$\color{blue}{\underline{\text{Most Easy Solution to this problem and applicable to all such problems:}}}$
$\color{blue}{\underline{\text{Explanation:}}}$
$\mathbf{\color{red}{Row\;Major\;Order:}}$
Let's convert the above arrays to indices which starts from $\mathbf{0}$.
$\therefore[1\dots10][1\dots15]\equiv[0\dots9][0\dots14]$
Now, we need to find the position of $\mathbf{\left (i,j\right)^{th}}$ element.
$\because$ We subtracted $\mathbf{1}$ from the above given arrays to make their starting indices $\mathbf{0}$.
$\therefore \mathbf{ \left (i, j\right) } \equiv \mathbf{\left(i-1,j-1\right)}$.
Now,
$\therefore\mathbf{Address} = \mathrm{\underset{Base\;address}{100} + \underset{No.\;of\;rows}{(i-1)}\times\underset{\text{No. of columns in each row.}}{15}+\underset{\text{Number of cols. we need to traverse after rows}}{j-1} \\= 100+15\times i-15+j-1 \\=84+15\times i+j \\= 15i+j+84 }$
$\therefore\;\mathbf{15i+j+84}$ is the required answer.

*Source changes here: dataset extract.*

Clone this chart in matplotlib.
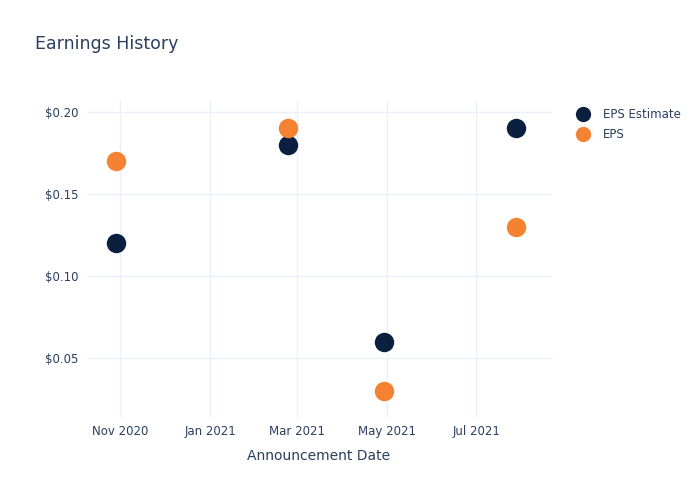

Hence, $\mathbf{Option-A}$ is corect.
$\color{red}{\mathbf{Column\;Major\;Order:}}$
$\color{red}{\mathbf{\underline{Swap\;column\;to\;rows\;and\;rows\;to\;columns:}}}$
Let's convert the above arrays to indices which starts from $\mathbf{0}$.
$\therefore[1\dots10][1\dots15]\equiv[0\dots9][0\dots14]$
On Swapping column to rows and rows to column:
$[0\dots14][0\dots9]$
Now, we need to find the position of $\mathbf{\left (i,j\right)^{th}}$ element.
$\because$ We subtracted $\mathbf{1}$ from the above given arrays to make their starting indices $\mathbf{0}$.
$\therefore \mathbf{ \left (i, j\right) } \equiv \mathbf{\left(i-1,j-1\right)}$.
On swapping:
$\mathbf{(j-1,i-1)}$
Now,
$\therefore\mathbf{Address} = \mathrm{\underset{Base\;address}{100} + \underset{No.\;of\;rows}{(j-1)}\times\underset{\text{No. of columns in each row.}}{10}+\underset{\text{Number of cols. we need to traverse after rows}}{i-1} \\= 100+10\times j+i-1 \\=89+10\times j+i \\= 10j+i+89}$
$\therefore\;\mathbf{10j+i+89}$ is the required answer.
$\therefore \mathbf{D}$ is the correct option in case of $\mathbf{Column\;Major\;Order}$.